Des transferts illicites de données vers un territoire tiers peuvent entraîner des conséquences juridiques et financières importantes. Les autorités de contrôle compétentes peuvent infliger des sanctions sous forme d’amendes pouvant atteindre jusqu’à 20 millions d’euros ou 4 % du chiffre d’affaires annuel mondial de l’exercice précédent (selon l’art. 83 RGPD), selon la gravité de l’infraction. Par ailleurs, il existe un risque de recours civils pour dommages-intérêts selon l’art. 82 RGPD, initiés par les personnes concernées. L’interdiction de tout transfert ultérieur ainsi que l’ordre de rapatriement ou d’effacement des données déjà transmises peuvent également être imposés comme mesures. En outre, l’entreprise responsable risque de subir un préjudice d’image.

Comment les réglementations nationales particulières des États membres de l’UE influent-elles sur les transferts de données vers des territoires tiers ?

Outre les prescriptions du RGPD, chaque État membre de l’UE peut, dans le cadre des clauses d’ouverture, édicter des exigences plus strictes ou plus spécifiques en matière de transfert international de données, notamment pour les données particulièrement sensibles comme les données de santé ou de salariés. Cela peut signifier que, pour certains types ou traitements de données, des procédures d’autorisation, des obligations d’information ou de sécurisation supplémentaires s’appliquent. Les responsables doivent donc se tenir régulièrement informés de la législation nationale et de son interprétation administrative afin de respecter non seulement les exigences applicables à l’échelle de l’UE mais aussi la réglementation nationale pour éviter tout risque de sanction.

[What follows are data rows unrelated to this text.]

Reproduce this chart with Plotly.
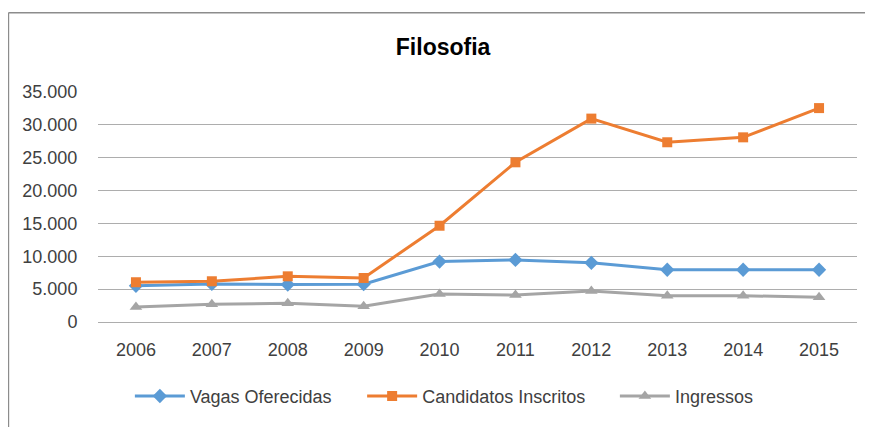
import plotly.graph_objects as go

years = ["2006", "2007", "2008", "2009", "2010", "2011", "2012", "2013", "2014", "2015"]
vagas = [5500, 5800, 5700, 5750, 9200, 9450, 9000, 7950, 7950, 7950]
candidatos = [6050, 6200, 6950, 6700, 14650, 24300, 30950, 27350, 28100, 32550]
ingressos = [2300, 2700, 2850, 2400, 4250, 4100, 4700, 4000, 4000, 3750]
y_ticks = [0, 5000, 10000, 15000, 20000, 25000, 30000, 35000]

FONT = "Liberation Sans, Arial, sans-serif"

fig = go.Figure()
fig.add_trace(go.Scatter(x=years, y=vagas, name="Vagas Oferecidas", mode="lines+markers",
                         legend="legend",
                         line=dict(color="#5B9BD5", width=3),
                         marker=dict(symbol="diamond", size=11, color="#5B9BD5")))
fig.add_trace(go.Scatter(x=years, y=candidatos, name="Candidatos Inscritos", mode="lines+markers",
                         legend="legend2",
                         line=dict(color="#ED7D31", width=3),
                         marker=dict(symbol="square", size=10, color="#ED7D31")))
fig.add_trace(go.Scatter(x=years, y=ingressos, name="Ingressos", mode="lines+markers",
                         legend="legend3",
                         line=dict(color="#A5A5A5", width=3),
                         marker=dict(symbol="triangle-up", size=11, color="#A5A5A5")))

def leg(x):
    return dict(orientation="h", x=x, xanchor="left", y=-0.323, yanchor="middle",
                font=dict(family=FONT, size=18, color="#404040"), itemwidth=50,
                bgcolor="rgba(0,0,0,0)")

fig.update_layout(
    template="none",
    width=865, height=419,
    margin=dict(l=90, r=16, t=84, b=104.5, autoexpand=False),
    paper_bgcolor="white", plot_bgcolor="white",
    separators=",.",
    font=dict(family=FONT, size=18, color="#404040"),
    title=dict(text="<b>Filosofia</b>", x=0.503, xanchor="center", y=1 - 39 / 419, yanchor="middle",
               yref="container", font=dict(family=FONT, size=23, color="#000000")),
    showlegend=True,
    legend=leg(0.042),
    legend2=leg(0.348),
    legend3=leg(0.681),
    xaxis=dict(type="category", range=[-0.5, 9.5], showgrid=False, zeroline=False, showline=False,
               automargin=False, ticks="outside", ticklen=11, tickcolor="rgba(0,0,0,0)",
               tickfont=dict(family=FONT, size=18, color="#404040")),
    yaxis=dict(range=[0, 35000], tickvals=y_ticks, tickformat=",d", showgrid=True,
               gridcolor="#adadad", gridwidth=1, zeroline=True, zerolinecolor="#adadad",
               zerolinewidth=1, showline=False, automargin=False, ticks="outside", ticklen=16,
               tickcolor="rgba(0,0,0,0)", tickfont=dict(family=FONT, size=18, color="#404040")),
    shapes=[
        dict(type="line", xref="paper", yref="paper", x0=-0.118, x1=1.03, y0=1.345, y1=1.345,
             line=dict(color="#8c8c8c", width=1.5)),
        dict(type="line", xref="paper", yref="paper", x0=-0.118, x1=-0.118, y0=1.345, y1=-0.46,
             line=dict(color="#8c8c8c", width=1.5)),
    ],
)

fig.write_html("out.html")
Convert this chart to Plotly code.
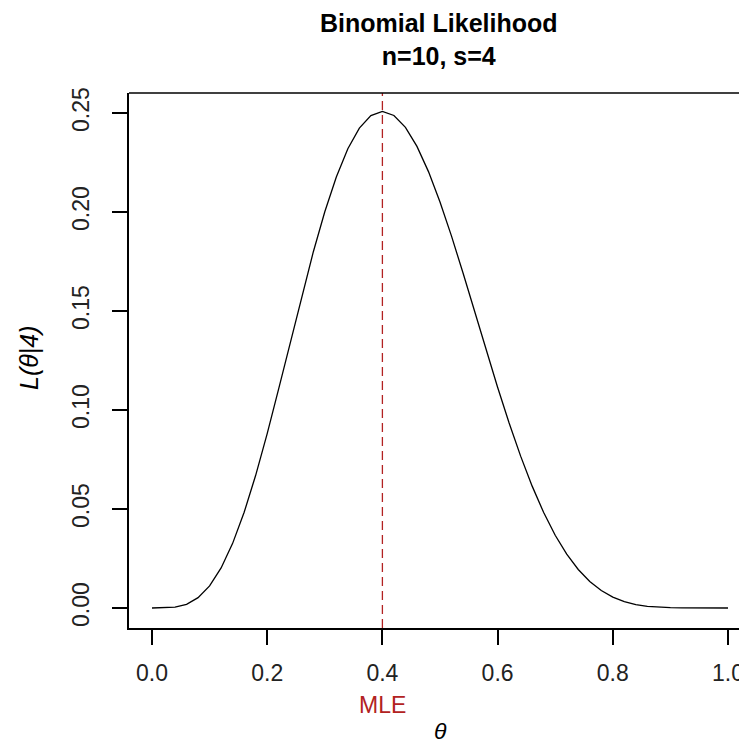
import plotly.graph_objects as go

# theta grid and likelihood values
theta = [0.00, 0.02, 0.04, 0.06, 0.08, 0.10, 0.12, 0.14, 0.16, 0.18,
         0.20, 0.22, 0.24, 0.26, 0.28, 0.30, 0.32, 0.34, 0.36, 0.38,
         0.40, 0.42, 0.44, 0.46, 0.48, 0.50, 0.52, 0.54, 0.56, 0.58,
         0.60, 0.62, 0.64, 0.66, 0.68, 0.70, 0.72, 0.74, 0.76, 0.78,
         0.80, 0.82, 0.84, 0.86, 0.88, 0.90, 0.92, 0.94, 0.96, 0.98, 1.00]
likelihood = [0.0, 0.00003, 0.00042, 0.00188, 0.00522, 0.01116, 0.02022, 0.03264, 0.04835, 0.06702,
              0.08808, 0.11079, 0.13425, 0.15759, 0.17982, 0.20012, 0.21771, 0.23195, 0.24238, 0.24871,
              0.25082, 0.24877, 0.24275, 0.23313, 0.22040, 0.20508, 0.18780, 0.16918, 0.14986, 0.13045,
              0.11148, 0.09343, 0.07669, 0.06155, 0.04821, 0.03676, 0.02720, 0.01945, 0.01339, 0.00881,
              0.00551, 0.00323, 0.00175, 0.00086, 0.00038, 0.00014, 0.00004, 0.00001, 0.0, 0.0, 0.0]
mle = 0.4

x_ticks = [0.0, 0.2, 0.4, 0.6, 0.8, 1.0]
x_tick_text = ["0.0", "0.2", "0.4", "0.6", "0.8", "1.0"]
y_ticks = [0.00, 0.05, 0.10, 0.15, 0.20, 0.25]
y_tick_text = ["0.00", "0.05", "0.10", "0.15", "0.20", "0.25"]

title_lines = ["Binomial Likelihood", "n=10, s=4"]

FONT = "Liberation Sans, Arial, sans-serif"
RED = "#B22222"

# page body adds an 8px offset, so the figure is slightly smaller
W, H = 739, 735
ML, MT, MB, MR = 121, 85, 115, 0
PW, PH = W - ML - MR, H - MT - MB


def px_x(px):
    return (px - 8 - ML) / PW


def px_y(py):
    return (H - MB - (py - 8)) / PH


fig = go.Figure()
fig.add_trace(go.Scatter(x=theta, y=likelihood, mode="lines",
                         line=dict(color="black", width=1.3), hoverinfo="skip"))

fig.add_shape(type="line", xref="x", yref="paper", x0=mle, x1=mle, y0=0, y1=1,
              line=dict(color=RED, width=1.3, dash="9px,5px"))
# top border of the box
fig.add_shape(type="line", xref="paper", yref="paper", x0=0, x1=1, y0=1, y1=1,
              line=dict(color="black", width=1.5))

annotations = [
    dict(text="<br>".join("<b>" + t + "</b>" for t in title_lines),
         x=px_x(439), xref="paper", y=px_y(8), yref="paper",
         showarrow=False, font=dict(size=25, family=FONT, color="black"),
         xanchor="center", yanchor="top", borderpad=0),
    dict(text="MLE", x=mle, xref="x", y=px_y(705), yref="paper", showarrow=False,
         font=dict(size=23, color=RED, family=FONT), xanchor="center", yanchor="middle"),
    dict(text="<i>θ</i>", x=px_x(440), xref="paper", y=px_y(731), yref="paper", showarrow=False,
         font=dict(size=23, family=FONT), xanchor="center", yanchor="middle"),
    dict(text="<i>L(θ|4)</i>", x=px_x(29), xref="paper", y=px_y(358), yref="paper", textangle=-90,
         showarrow=False, font=dict(size=25, family=FONT), xanchor="center", yanchor="middle"),
]

fig.update_layout(
    width=W, height=H,
    margin=dict(l=ML, r=MR, t=MT, b=MB),
    paper_bgcolor="white", plot_bgcolor="white",
    showlegend=False,
    font=dict(family=FONT, color="black"),
    xaxis=dict(range=[-23 / 576, 595 / 576], tickvals=x_ticks, ticktext=x_tick_text,
               showgrid=False, zeroline=False, showline=True, linecolor="black", linewidth=1.5,
               ticks="outside", ticklen=15, tickwidth=1.5, tickcolor="black",
               tickfont=dict(size=23, family=FONT, color="#222"), ticklabelstandoff=9),
    yaxis=dict(range=[-20 / 1980, 515 / 1980], tickvals=y_ticks, ticktext=y_tick_text,
               showgrid=False, zeroline=False, showline=True, linecolor="black", linewidth=1.5,
               ticks="outside", ticklen=15, tickwidth=1.5, tickcolor="black", tickangle=-90,
               tickfont=dict(size=23, family=FONT, color="#222"), ticklabelstandoff=14),
    annotations=annotations,
)

fig.write_html("out.html")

Quelle est la portée des Binding Corporate Rules (BCR) pour les transferts de données au sein d’un groupe avec lien vers un territoire tiers ?

Les Binding Corporate Rules, ou BCR, sont des règles internes de protection des données permettant aux groupes d’entreprises internationaux d’organiser en toute sécurité juridique les transferts de données à caractère personnel au sein du groupe, y compris en dehors de l’Espace économique européen. Elles doivent être approuvées par l’autorité de contrôle compétente et garantir un niveau de protection des données comparable à celui du RGPD. Les BCR contiennent des obligations contraignantes sur les principes de protection des données, les droits des personnes concernées, les procédures de plainte, les responsabilités et, le cas échéant, les questions de responsabilité au sein du groupe. Elles offrent ainsi une solution flexible mais juridiquement exigeante permettant de légitimer durablement les transferts intragroupe, à la différence, par exemple, des clauses contractuelles types.